If the state of Georgia can intentionally kill a person in a case surrounded with this much doubt, then we're all subject to the same fate, Morgan told a reporter from the Los Angeles Times.

The 42-year-old Davis has long professed he's innocent of killing off-duty police officer Mark MacPhail in 1989 in Savannah, and his looming execution has gained international attention since no physical evidence was presented against him during trial. Multiple witnesses have recanted or changed their stories in the years after the murder.

The pardons board has the power to commute death sentences, however, the board rarely does so. The board has commuted three death penalty cases since 2000 and said it thoroughly deliberated Davis' case.

High-profile supporters of Davis have included former U.S. president Jimmy Carter. Protests have been held throughout Georgia and elsewhere, including New York, Washington, Los Angeles and around the globe.

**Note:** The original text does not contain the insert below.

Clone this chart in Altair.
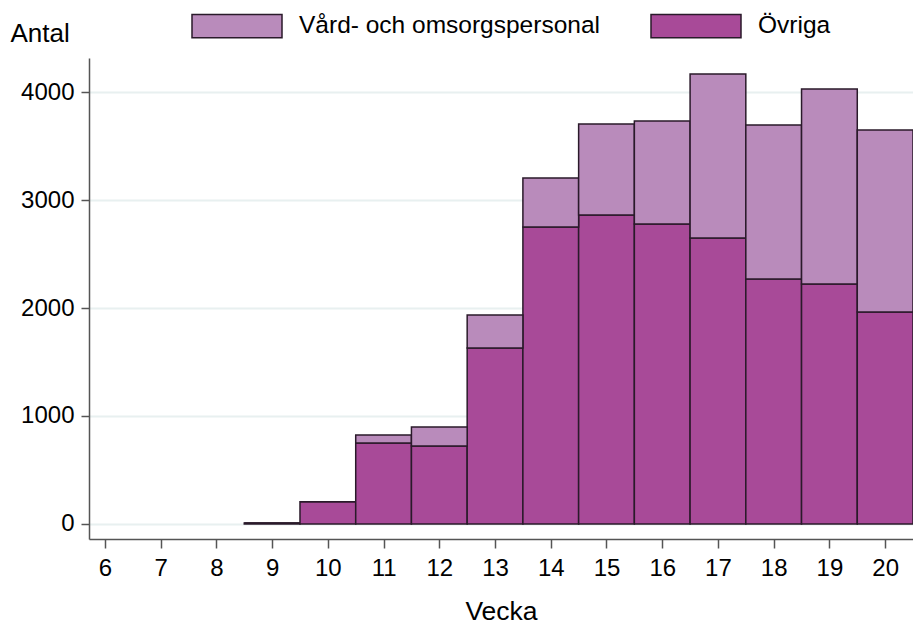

Jonathan Perri, a senior organizer on criminal justice for Change.org, which helped organize a campaign to save Davis, said the case is unique for the broad support it has generated.

People from all different religious denominations and both sides of the political spectrum have come out in support of Davis, Perri told The Washington Post. Because there is a tremendous amount of uncertainty surrounding this case.

Davis is scheduled to die by injection on Wednesday at 7 p.m. CDT, the fourth time in four years his execution has been scheduled. The U.S. Supreme Court could step in with a stay but observers don't think that will happen.

Davis was convicted at a 1991 trial on the basis of nine witnesses who all said they saw him shoot the police officer. But in the years since the trial, many witnesses have said they were pressured by investigating police officers to implicate Davis.

 

The pardons board spent several hours on Monday listening to testimony from supporters of Davis, including family and friends. Prosecutors and the slain officer's family also attended, arguing that the execution should occur as scheduled.

After the closed door hearing, MacPhail's family said they asked the board to reject Davis' clemency attempt so they can finally have peace.

A future was taken from me. A future we would have had together, the future he would have had with his family, said a tearful Madison MacPhail, who was a toddler when her father was killed, according to CBS News. I believe the death penalty is the correct source of justice.

But Davis' sister said there's too much evidence that suggests her brother didn't commit the crime, and that once the execution takes place there's no going back.